Grassroots Organizing

If students are not provided an adequate education today, then the ramifications are grave. Test scores and dropout rates do not adequately show the disparities and the tragedies that come from inadequate educational opportunities. For students who are pushed to organize, they recognize this is not a battle for books but a battle for their lives.

  • 40% of students who are expelled from U.S. school each year are Black
  • 70% of students involved in “in-school” arrests or referred to law enforcement are black and latino
  • Black students are three and a half times more likely to be suspended than whites
  • Black and Latino students are twice as likely to not graduate high school as their white peers
  • 68% of all males in state and federal prison do not have a high school diploma (https://nces.ed.gov/pubs/dp95/97473-4.asp & http://www.pbs.org/wnet/tavissmiley/tsr/education-under-arrest/school-to-prison-pipeline-fact-sheet/)

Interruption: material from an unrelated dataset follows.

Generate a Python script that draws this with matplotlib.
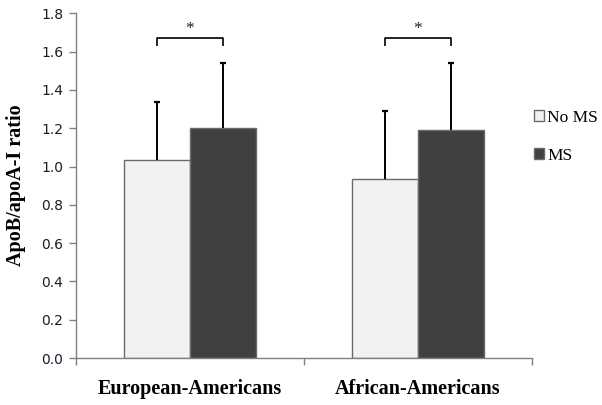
import matplotlib
matplotlib.use("Agg")
import matplotlib.pyplot as plt
import numpy as np

# data
groups = ["European-Americans", "African-Americans"]
series = ["No MS", "MS"]
no_ms_mean = [1.035, 0.935]
no_ms_sd = [0.30, 0.355]
ms_mean = [1.20, 1.19]
ms_sd = [0.34, 0.35]
yticks = [0.0, 0.2, 0.4, 0.6, 0.8, 1.0, 1.2, 1.4, 1.6, 1.8]
bracket_top = [1.67, 1.67]
bracket_leg = [1.63, 1.63]
star_y = [1.72, 1.72]

LIGHT = "#f2f2f2"
DARK = "#404040"
EDGE = "#6a6a6a"
SERIF = ["Liberation Serif", "DejaVu Serif"]

fig = plt.figure(figsize=(6.02, 4.05), dpi=100)
ax = fig.add_axes([76 / 602, 1 - 358 / 405, (532 - 76) / 602, (358 - 13.3) / 405])

x = np.arange(len(groups))
bw = 0.29
cap = 0.013

b1 = ax.bar(x - bw / 2, no_ms_mean, bw, color=LIGHT, edgecolor=EDGE, linewidth=1.0,
            label=series[0], zorder=2)
b2 = ax.bar(x + bw / 2, ms_mean, bw, color=DARK, edgecolor=EDGE, linewidth=1.0,
            label=series[1], zorder=2)

# upper-only error bars
for pos, mean, sd in [(x - bw / 2, no_ms_mean, no_ms_sd), (x + bw / 2, ms_mean, ms_sd)]:
    top = np.array(mean) + np.array(sd)
    ax.vlines(pos, mean, top, color="black", lw=1.4, zorder=3)
    ax.hlines(top, pos - cap, pos + cap, color="black", lw=1.6, zorder=3)

# significance brackets
for i in range(len(groups)):
    xl, xr = x[i] - bw / 2, x[i] + bw / 2
    ax.plot([xl, xl, xr, xr], [bracket_leg[i], bracket_top[i], bracket_top[i], bracket_leg[i]],
            color="black", lw=1.2, solid_capstyle="butt", clip_on=False)
    ax.text(x[i], star_y[i], "*", ha="center", va="center", fontsize=12.5,
            family=SERIF, color="#222222")

ax.set_xlim(-0.5, len(groups) - 0.5)
ax.set_ylim(0, 1.8)
ax.set_yticks(yticks)
ax.set_yticklabels([f"{v:.1f}" for v in yticks], fontsize=10, color="#221a2a")
ax.tick_params(axis="y", length=5, width=1, color="#808080", pad=4)

ax.set_xticks(x)
ax.set_xticklabels(groups, fontsize=14.5, fontweight="bold", family=SERIF)
ax.tick_params(axis="x", which="major", length=0, pad=15)
ax.set_xticks(np.arange(len(groups) + 1) - 0.5, minor=True)
ax.tick_params(axis="x", which="minor", length=5, width=1, color="#808080")

for side in ["top", "right"]:
    ax.spines[side].set_visible(False)
for side in ["left", "bottom"]:
    ax.spines[side].set_color("#808080")
    ax.spines[side].set_linewidth(1.0)

ax.set_ylabel("ApoB/apoA-I ratio", fontsize=14.5, fontweight="bold", family=SERIF,
              labelpad=11)

ax.legend(handles=[b1, b2], loc="upper left", bbox_to_anchor=(534 / 602, 1 - 110 / 405),
          bbox_transform=fig.transFigure, frameon=False, handlelength=0.6, handleheight=0.6,
          handletextpad=0.15, labelspacing=1.25, borderaxespad=0, borderpad=0,
          prop={"family": SERIF, "size": 12.5})

fig.savefig("out.png", dpi=100)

Students across the country have taken Dr. Martin L. King Jr.’s lesson that ” our lives begin to end the day we become silent about things that matter” to heart. The argument for a more equitable and fair school system has proven effective, especially in Philadelphia. The student’s voices have remained a consistent factor in decision making even when superintendents change. They have mastered the ability to foster leadership as people “age out” of the program, which is a struggle for any youth movement.